I have to put my phone across the room wrapped in a piece of paper that says WAKE THE FUCK UP and make sure I have like five alarms in a row set at times that will surprise my morning self but not spaced far enough apart that I can get back to sleep between them.

My mom used to have to bribe my siblings to wake me up on weekends or I would sleep nearly sixteen hours.

 

jadagul:

Yeah. You ask someone to wake you up because your before-sleeping self doesn’t trust your upon-waking self.

The job of the person you’re asking to wake you up is not to disturb you out of sleep. It’s to be annoying enough that you can’t just go back to sleep.

Personally, I’m not particularly difficult to wake up or in a particularly bad mood when I do, but I still prefer having people wake me up. This is because I only rarely need to wake up at a specific time, which means I’m not *accustomed* to alarm clocks, which means I don’t *trust* alarm clocks. Sapient alarms are smart enough to know if their first attempt has failed to wake me, and can then try various things until they succeed.

Would an alarm clock successfully wake me? Probably. But I’m not *confident* of it (because I don’t have a long track record of success), so the am-I-going-to-sleep-through-my-alarm anxiety means I don’t sleep nearly as well. (I’d also *probably* wake up on my own slightly before the alarm (regardless of what form of alarm), but again not confidently.)
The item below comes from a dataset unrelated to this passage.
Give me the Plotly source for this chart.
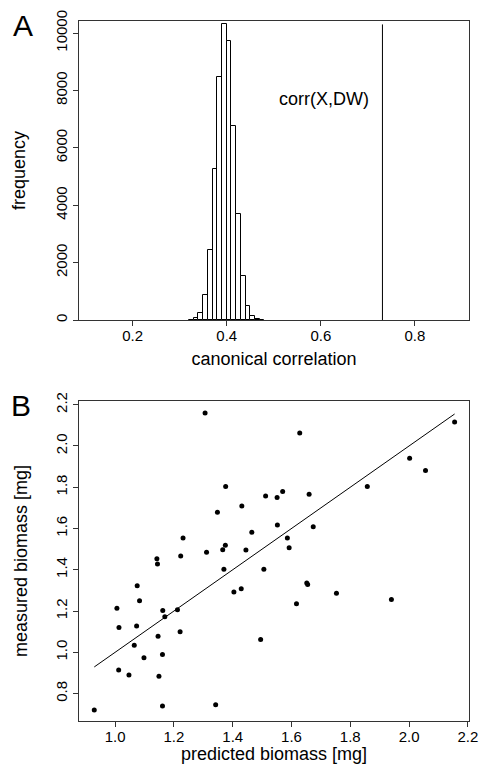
import plotly.graph_objects as go

# panel A: permutation histogram of canonical correlation (bin width 0.01)
bin_left = [0.32, 0.33, 0.34, 0.35, 0.36, 0.37, 0.38, 0.39,
            0.40, 0.41, 0.42, 0.43, 0.44, 0.45, 0.46, 0.47]
counts = [10, 58, 232, 870, 2436, 5278, 8480, 10301,
          9733, 6752, 3689, 1531, 499, 139, 35, 5]
observed_corr = 0.731
freq_ticks = [0, 2000, 4000, 6000, 8000, 10000]

# panel B: predicted vs measured biomass
predicted = [1.306, 1.376, 1.512, 1.551, 1.431, 1.348, 1.552, 1.465, 1.231, 1.375,
             1.366, 1.445, 1.142, 1.311, 1.223, 1.144, 1.370, 1.506, 1.075, 1.429,
             1.404, 1.083, 1.006, 1.162, 1.212, 1.169, 1.013, 1.073, 1.221, 1.146,
             1.495, 1.065, 1.098, 1.161, 1.012, 1.047, 1.149, 0.929, 1.161, 1.342,
             1.628, 1.570, 1.660, 1.858, 2.002, 2.056, 2.155, 1.674, 1.586, 1.592,
             1.652, 1.655, 1.617, 1.753, 1.940]
measured = [2.160, 1.803, 1.758, 1.750, 1.709, 1.679, 1.617, 1.582, 1.554, 1.519,
            1.497, 1.496, 1.454, 1.485, 1.467, 1.428, 1.402, 1.402, 1.322, 1.308,
            1.292, 1.250, 1.213, 1.203, 1.206, 1.172, 1.120, 1.127, 1.099, 1.078,
            1.062, 1.034, 0.973, 0.989, 0.914, 0.890, 0.884, 0.720, 0.740, 0.746,
            2.063, 1.779, 1.766, 1.803, 1.941, 1.881, 2.116, 1.609, 1.554, 1.507,
            1.336, 1.328, 1.235, 1.286, 1.256]
pred_ticks = [1.0, 1.2, 1.4, 1.6, 1.8, 2.0, 2.2]
meas_ticks = [0.8, 1.0, 1.2, 1.4, 1.6, 1.8, 2.0, 2.2]

W, H = 479, 764
font = "Liberation Sans, Arial, sans-serif"
line_col = "#333333"

fig = go.Figure()

fig.add_trace(go.Bar(
    x=[b + 0.005 for b in bin_left], y=counts, width=0.01,
    marker=dict(color="white", line=dict(color="black", width=1)),
    xaxis="x", yaxis="y", showlegend=False))

fig.add_trace(go.Scatter(
    x=[observed_corr, observed_corr], y=[0, max(counts)], mode="lines",
    line=dict(color="black", width=1), xaxis="x", yaxis="y", showlegend=False))

fig.add_trace(go.Scatter(
    x=predicted, y=measured, mode="markers",
    marker=dict(color="black", size=5), xaxis="x2", yaxis="y2", showlegend=False))

# identity line over the range of predictions
lo, hi = min(predicted), max(predicted)
fig.add_trace(go.Scatter(
    x=[lo, hi], y=[lo, hi], mode="lines",
    line=dict(color="black", width=1), xaxis="x2", yaxis="y2", showlegend=False))

axis_common = dict(showline=True, linecolor=line_col, linewidth=1, mirror=True,
                   ticks="outside", ticklen=5, tickcolor=line_col, showgrid=False,
                   zeroline=False, automargin=False,
                   tickfont=dict(size=15, color="black", family=font),
                   title_font=dict(size=18, color="black", family=font))

xdom = [79 / W, 469 / W]

fig.update_layout(
    width=W, height=H,
    margin=dict(l=0, r=0, t=0, b=0),
    paper_bgcolor="white", plot_bgcolor="white",
    font=dict(family=font, color="black"),
    bargap=0,
    xaxis=dict(axis_common, domain=xdom, range=[0.086, 0.915], ticklabelstandoff=-3,
               tickvals=[0.2, 0.4, 0.6, 0.8], ticktext=["0.2", "0.4", "0.6", "0.8"],
               title=dict(text="canonical correlation", standoff=9), anchor="y"),
    yaxis=dict(axis_common, domain=[1 - 320 / H, 1 - 21 / H], range=[0, 10420],
               tickvals=freq_ticks, ticktext=[str(t) for t in freq_ticks], tickangle=-90,
               title=dict(text="frequency", standoff=22), anchor="x"),
    xaxis2=dict(axis_common, domain=xdom, range=[0.877, 2.204], ticklabelstandoff=-3,
                tickvals=pred_ticks, ticktext=["%.1f" % t for t in pred_ticks],
                title=dict(text="predicted biomass [mg]", standoff=9), anchor="y2"),
    yaxis2=dict(axis_common, domain=[1 - 721 / H, 1 - 401 / H], range=[0.667, 2.218],
                tickvals=meas_ticks, ticktext=["%.1f" % t for t in meas_ticks],
                tickangle=-90,
                title=dict(text="measured biomass [mg]", standoff=20), anchor="x2"),
)

fig.add_annotation(text="corr(X,DW)", x=0.707, y=7715, xref="x", yref="y",
                   xanchor="right", yanchor="middle", showarrow=False,
                   font=dict(size=18, family=font, color="black"))
fig.add_annotation(text="A", x=23 / W, y=1 - 25.5 / H, xref="paper", yref="paper",
                   xanchor="center", yanchor="middle", showarrow=False,
                   font=dict(size=30, family=font, color="black"))
fig.add_annotation(text="B", x=21 / W, y=1 - 405.5 / H, xref="paper", yref="paper",
                   xanchor="center", yanchor="middle", showarrow=False,
                   font=dict(size=30, family=font, color="black"))

# page body has a default 8px margin; drop it so the figure sits at the window's corner
fig.write_html("out.html", config={"displayModeBar": False},
               post_script="document.body.style.margin='0';")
(It occurs to me that you don’t actually need full-on sapience to be smart enough to know whether your first attempt has failed, and that we’ve probably reached a tech level where computers can do this (if you’re wearing a monitor bracelet, anyway). But I don’t own a monitor bracelet, and I don’t think I’d bother getting one just for this (the whole reason I’m *having* this problem is precisely because it’s not something that comes up much).)